Monday, February 21, 2011

What About The Children of Wisconsin?


In case you've taken a Waldenesque break in the woods and don't know it, there is quite the uprising being played out in the Wisconsin legislature these days. You can read about it all over the place, but you may get different versions depending on who's doing the reporting.

Some say the Governor has rushed to pass a budget that will strip unionized workers, including teachers, of their collective bargaining rights. The Governor says Wisconsin is broke, and he has no other recourse but to take away benefits and union bargaining rights from public workers.

One side says Wisconsin wasn't broke until this rookie Governor gave tax breaks to his big-business pals. The other side is pointing fingers at fourteen legislators who have fled town so that a voting quorum can't be reached.

The blogosphere and Twitterworld are hot right now, with points of view being fired off from all directions.

And then this morning, an intelligent former student, an adult now with a child of her own, posted on Facebook in a respectful manner:

"Are there scab teachers teaching the kids in Wisconsin? If there is no one watching out for the education of those children, shame on those teachers. I admit that I don't fully understand what they're protesting, but can someone explain to me what it is that's more important than the future of the children that are being left out in the cold?"

She continued with a comment to her own post:

"Please do not think that I am anti-teacher in any way. I am just trying to figure out why the kids are of such little importance. Please someone help me understand this."

Here is my response to her:

Dear Kristen,

Because we live in a Right-to-Work state, teachers here in North Carolina have a hard time understanding the ins and outs of collective bargaining. We don't have teacher unions and, therefore, are at the mercy of our education associations (and their lobbyists), our governor, and our state legislators when it comes to benefits and pay. We have to hope that we've voted the right folks into office.

So I don't claim to be an expert about what's going on in Wisconsin. But I know teachers in Wisconsin, and I know children in general. I have to believe that what the students are learning is more powerful than any history lecture they may have had the opportunity to hear in the past.
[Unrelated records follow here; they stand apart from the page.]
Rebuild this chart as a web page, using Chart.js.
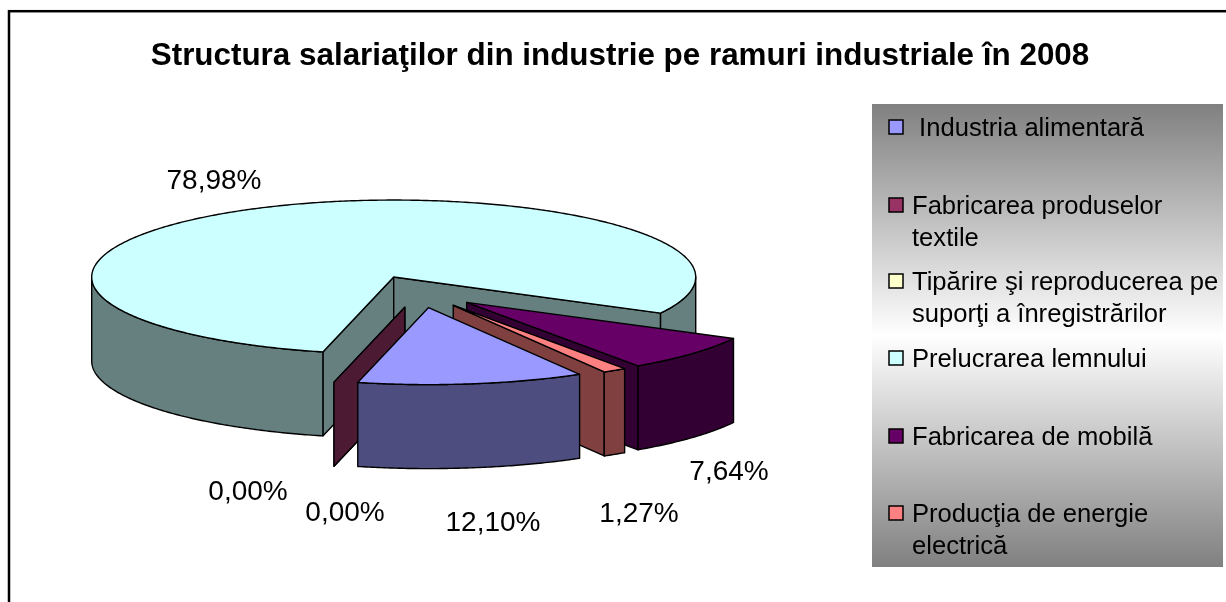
<!DOCTYPE html>
<html><head><meta charset="utf-8">
<style>html,body{margin:0;padding:0;background:#fff}#w{width:1226px;height:602px}canvas{display:block}</style>
<script src="https://cdn.jsdelivr.net/npm/chart.js@4"></script>
</head><body><div id="w"><canvas id="c" width="1226" height="602"></canvas></div>
<script>
const titleText = 'Structura salariaţilor din industrie pe ramuri industriale în 2008';
const categories = [[' Industria alimentară'], ['Fabricarea produselor', 'textile'], ['Tipărire şi reproducerea pe', 'suporţi a înregistrărilor'], ['Prelucrarea lemnului'], ['Fabricarea de mobilă'], ['Producţia de energie', 'electrică']];
const values = [12.10, 0.00, 0.00, 78.98, 7.64, 1.27];
const colors = ['#9999FF', '#993366', '#FFFFCC', '#CCFFFF', '#660066', '#FF8080'];
const sideColors = ['#4D4D80', '#4D1A33', '#808066', '#668080', '#330033', '#804040'];
const drawOrder = [3, 2, 1, 4, 5, 0];
const labelAnchors = [[214, 181], [729, 472], [639, 514], [493, 523], [345, 513], [248, 492]];
const labelOrder = [3, 4, 5, 0, 2, 1];
const legendRows = [127, 205, 281, 358, 436, 513];

const pieView = {x: 419.6, y: 291.7, squash: 0.255, depth: 84, explode: 63};
const legendBox = {x: 872, y: 104, w: 351, h: 463};

function project(arc, a, r, lift) {
  const ex = (arc.startAngle + arc.endAngle) / 2;
  const px = Math.cos(ex) * pieView.explode + Math.cos(a) * r;
  const py = Math.sin(ex) * pieView.explode + Math.sin(a) * r;
  return [pieView.x + px, pieView.y + py * pieView.squash + lift];
}
function poly(ctx, pts, fill) {
  ctx.beginPath();
  pts.forEach((p, i) => i ? ctx.lineTo(p[0], p[1]) : ctx.moveTo(p[0], p[1]));
  ctx.closePath();
  if (fill) { ctx.fillStyle = fill; ctx.fill(); }
  ctx.stroke();
}
function arcPoints(arc, a0, a1, lift) {
  const n = Math.max(2, Math.ceil(Math.abs(a1 - a0) / 0.01));
  const out = [];
  for (let i = 0; i <= n; i++) out.push(project(arc, a0 + (a1 - a0) * i / n, arc.outerRadius, lift));
  return out;
}
const pie3d = {
  id: 'pie3d',
  beforeDraw(chart) {
    const ctx = chart.ctx;
    ctx.save();
    ctx.fillStyle = '#fff';
    ctx.fillRect(0, 0, chart.width, chart.height);
    ctx.strokeStyle = '#000';
    ctx.lineWidth = 2.5;
    ctx.strokeRect(9, 11.2, chart.width + 10, chart.height + 10);
    ctx.restore();
  },
  beforeDatasetsDraw(chart) {
    const ctx = chart.ctx, arcs = chart.getDatasetMeta(0).data, d = pieView.depth;
    ctx.save();
    ctx.lineWidth = 1.4;
    ctx.lineJoin = 'round';
    ctx.strokeStyle = '#000';
    drawOrder.forEach(i => {
      const arc = arcs[i], s = arc.startAngle, e = arc.endAngle, side = sideColors[i];
      const apex = project(arc, s, 0, 0), apexB = project(arc, s, 0, d);
      if (Math.cos(s) < 0 || e === s) {
        const o = project(arc, s, arc.outerRadius, 0), oB = project(arc, s, arc.outerRadius, d);
        poly(ctx, [apex, o, oB, apexB], side);
      }
      if (Math.cos(e) > 0 && e !== s) {
        const o = project(arc, e, arc.outerRadius, 0), oB = project(arc, e, arc.outerRadius, d);
        poly(ctx, [apex, o, oB, apexB], side);
      }
      for (let k = -1; k <= 3; k++) {
        const a0 = Math.max(s, k * 2 * Math.PI), a1 = Math.min(e, k * 2 * Math.PI + Math.PI);
        if (a1 > a0) poly(ctx, arcPoints(arc, a0, a1, 0).concat(arcPoints(arc, a1, a0, d)), side);
      }
      ctx.save();
      const ex = (s + e) / 2;
      ctx.translate(pieView.x + Math.cos(ex) * pieView.explode, pieView.y + Math.sin(ex) * pieView.explode * pieView.squash);
      ctx.scale(1, pieView.squash);
      ctx.translate(-arc.x, -arc.y);
      arc.draw(ctx);
      ctx.restore();
      if (e !== s) poly(ctx, [apex].concat(arcPoints(arc, s, e, 0)));
    });
    ctx.restore();
    return false;
  },
  afterDraw(chart) {
    const ctx = chart.ctx, b = legendBox;
    ctx.save();
    const g = ctx.createLinearGradient(0, b.y, 0, b.y + b.h);
    g.addColorStop(0, '#808080'); g.addColorStop(0.5, '#ffffff'); g.addColorStop(1, '#808080');
    ctx.fillStyle = g;
    ctx.fillRect(b.x, b.y, b.w, b.h);
    ctx.textBaseline = 'middle';
    ctx.textAlign = 'left';
    ctx.font = '25.6px "Liberation Sans"';
    chart.data.labels.forEach((lab, i) => {
      const y = legendRows[i];
      ctx.fillStyle = colors[i];
      ctx.strokeStyle = '#000';
      ctx.lineWidth = 1.5;
      ctx.fillRect(889, y - 7, 14, 14);
      ctx.strokeRect(889, y - 7, 14, 14);
      ctx.fillStyle = '#000';
      lab.forEach((t, j) => ctx.fillText(t, 912, y + 1.5 + j * 32));
    });
    ctx.font = '28px "Liberation Sans"';
    ctx.textAlign = 'center';
    labelOrder.forEach((idx, n) => {
      ctx.fillText(values[idx].toFixed(2).replace('.', ',') + '%', labelAnchors[n][0], labelAnchors[n][1]);
    });
    ctx.restore();
  }
};
new Chart(document.getElementById('c'), {
  type: 'pie',
  data: {labels: categories, datasets: [{data: values, backgroundColor: colors, borderWidth: 0, radius: 302}]},
  options: {
    responsive: false, animation: false, rotation: 150,
    layout: {padding: {left: 14}},
    plugins: {
      legend: {display: false}, tooltip: {enabled: false},
      title: {display: true, text: titleText, color: '#000', align: 'center', padding: {top: 38, bottom: 10},
        font: {family: '"Liberation Sans"', size: 31.4, weight: 'bold'}}
    }
  },
  plugins: [pie3d]
});
</script></body></html>
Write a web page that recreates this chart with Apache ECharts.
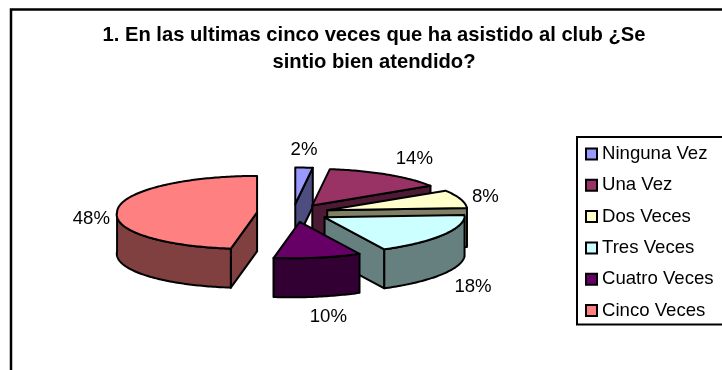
<!DOCTYPE html>
<html>
<head>
<meta charset="utf-8">
<style>html,body{margin:0;padding:0;background:#fff;overflow:hidden}#c{width:722px;height:370px}</style>
<script src="https://cdn.jsdelivr.net/npm/echarts@6/dist/echarts.min.js"></script>
</head>
<body>
<div id="c"></div>
<script>
// Survey answers, in percent
const categories = ['Ninguna Vez', 'Una Vez', 'Dos Veces', 'Tres Veces', 'Cuatro Veces', 'Cinco Veces'];
const values = [2, 14, 8, 18, 10, 48];
const topColors = ['#9999ff', '#993366', '#ffffcc', '#ccffff', '#660066', '#ff8080'];
const sideColors = ['#4d4d80', '#4d1a33', '#808066', '#668080', '#330033', '#804040'];
const titleText = '1. En las ultimas cinco veces que ha asistido al club ¿Se\nsintio bien atendido?';

// Pie projection
const center = [293, 213];
const radiusX = 140, radiusY = 36.5, depth = 39, explode = 36, yScale = 0.25, lean = 0.24;
// Label displacement from the rim point of each slice
const labelNudge = [[0, -18], [27, -16], [25, -2], [30, 52], [11, 59], [-26, 9]];
// Back-to-front paint order of the slices
const paintOrder = [0, 1, 2, 5, 3, 4];

const total = values.reduce((a, b) => a + b, 0);
const startAngles = [];
values.reduce((acc, v, i) => { startAngles[i] = acc; return acc + v; }, 0);
const rad = p => p / total * Math.PI * 2;

function renderSlice(index) {
  return function (params, api) {
    const value = api.value(0);
    const a0 = rad(startAngles[index]), a1 = a0 + rad(value), mid = (a0 + a1) / 2;
    const ox = center[0] + Math.sin(mid) * explode;
    const oy = center[1] - Math.cos(mid) * explode * yScale;
    const rim = t => {
      const dy = -Math.cos(t) * radiusY;
      return [ox + Math.sin(t) * radiusX - lean * Math.max(0, dy), oy + dy];
    };
    const arc = (from, to) => {
      const pts = [], n = Math.max(2, Math.ceil((to - from) * 60));
      for (let i = 0; i <= n; i++) pts.push(rim(from + (to - from) * i / n));
      return pts;
    };
    const down = p => [p[0], p[1] + depth];
    const poly = (points, fill) => ({
      type: 'polygon',
      shape: { points: points },
      style: { fill: fill, stroke: '#000', lineWidth: 2, lineJoin: 'round' }
    });
    const wall = t => {
      const p = rim(t);
      return poly([[ox, oy], p, down(p), [ox, oy + depth]], sideColors[index]);
    };
    const children = [];
    if (Math.sin(a0) < -1e-6) children.push(wall(a0));
    if (Math.sin(a1) > 1e-6) children.push(wall(a1));
    const lo = Math.max(a0, Math.PI / 2), hi = Math.min(a1, Math.PI * 1.5);
    if (hi > lo) {
      const outer = arc(lo, hi);
      children.push(poly(outer.concat(outer.map(down).reverse()), sideColors[index]));
    }
    children.push(poly([[ox, oy]].concat(arc(a0, a1)), topColors[index]));
    const anchor = rim(mid);
    children.push({
      type: 'text',
      z2: 10,
      style: {
        x: anchor[0] + labelNudge[index][0],
        y: anchor[1] + labelNudge[index][1],
        text: value + '%',
        fill: '#000',
        font: '18.6px "Liberation Sans", Arial, sans-serif',
        align: 'center',
        verticalAlign: 'middle'
      }
    });
    return { type: 'group', children: children };
  };
}

const chart = echarts.init(document.getElementById('c'), null, { renderer: 'canvas' });
chart.setOption({
  animation: false,
  backgroundColor: '#fff',
  title: {
    text: titleText,
    left: 369,
    top: 17,
    textAlign: 'center',
    textStyle: {
      color: '#000',
      fontFamily: '"Liberation Sans", Arial, sans-serif',
      fontWeight: 'bold',
      fontSize: 20.2,
      lineHeight: 27
    }
  },
  legend: {
    orient: 'vertical',
    left: 577,
    top: 137,
    padding: [7, 40, 4, 8],
    icon: 'rect',
    itemWidth: 11,
    itemHeight: 11,
    itemGap: 11.3,
    borderColor: '#000',
    borderWidth: 2,
    data: categories,
    selectedMode: false,
    itemStyle: { borderColor: '#000', borderWidth: 2 },
    textStyle: {
      color: '#000',
      fontFamily: '"Liberation Sans", Arial, sans-serif',
      fontSize: 18.6,
      lineHeight: 20
    }
  },
  graphic: [{
    type: 'rect',
    silent: true,
    shape: { x: 11, y: 9.5, width: 900, height: 600 },
    style: { fill: 'none', stroke: '#000', lineWidth: 2.5 }
  }],
  series: paintOrder.map(i => ({
    type: 'custom',
    name: categories[i],
    coordinateSystem: 'none',
    silent: true,
    itemStyle: { color: topColors[i] },
    renderItem: renderSlice(i),
    data: [[values[i]]]
  }))
});
</script>
</body>
</html>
I've taught the Civil War, I've taught the Civil Rights Movement including Dr. Martin Luther King, Jr's I Have a Dream Speech, and I've taught all about apartheid in South Africa. Although my students have always appeared somewhat interested, it has been apparent that they are so far removed from either the place or the time (or both) that they don't really grasp the meaning. Oh, I try to make these events relative. We stand in a circle and hold hands - Black, White, Hispanic alternating - and I tell them that when I was in elementary school, this type of activity would have been illegal in the South. They don't get it. They don't believe it. It feels like a story to them. Fiction.

To the students of Wisconsin, this isn't a story. This is a real civil rights issue. And even if they don't know exactly why their teachers are missing, they do know that they are off fighting for what they believe in. Some students, referred to as the "soul of the protests," have even joined their teachers, staging sleepovers in the legislative building and waging war via social media. Some are joining forces, linking arm-in-arm to cheer like it's a Friday night football game:

"Everywhere we go-o-o-o,
people want to know-ow-ow
Who-o-o-o we ar-r-r-r-r-e,
a-a-a-a-nd we tell them,

We are stu-u-u-u-dents,
mighty mighty stu-u-u-dents.
FOR OUR TEACHERS,
FOR THEIR UNION!!"

The students of Wisconsin are learning the valuable lessons of free speech, standing up for a cause, and basing opinions on carefully sought out facts. I saw one of the fourteen legislators on the news this morning. Interviewed in the "undisclosed" hotel in Illinois where she was staying, this mother of two small children answered to leaving them at home by saying she hoped this experience would teach them to stand up for themselves some day.

I have a friend who teaches in Madison. You'd never meet a more open-minded, talented educator who loves everyone and embraces all types of ideas. This week she has been at the protests, subjected to name-calling and other harsh opposition. She believes she is representing what's best for her students, her family, and her state. But she has been called selfish and greedy because she merely wants to be able to advocate for herself when it comes to salary and benefits. Is this not a practice that occurs in the business world daily? Are teachers some type of sub-citizens, unable to make the same requests?

My friend, the peacemaker, has even stepped in between opposing protestors on the steps of the capitol in an effort to defend everyone's right to free speech. She has been called an idiot, a terrorist, a spoiled brat, and a knuckle-dragging mouth-breather.

This is how Americans are treating Americans. (Remember the Civil War? Now is it relative?)

Yes, Kristen, there is much for the children of Wisconsin, and the United States of America, to learn. I hope the parents of school age kids are talking to them about what they see on the news. I hope they will participate by sending emails to their elected officials or maybe even visiting the capitol themselves. History is happening in Madison, Wisconsin, and although the subject matter may be a history class lecture in a few years, right now it's real.

And I hope students there will never look at the Civil War or the Civil Rights Movement the same way again. Those events aren't just stories either.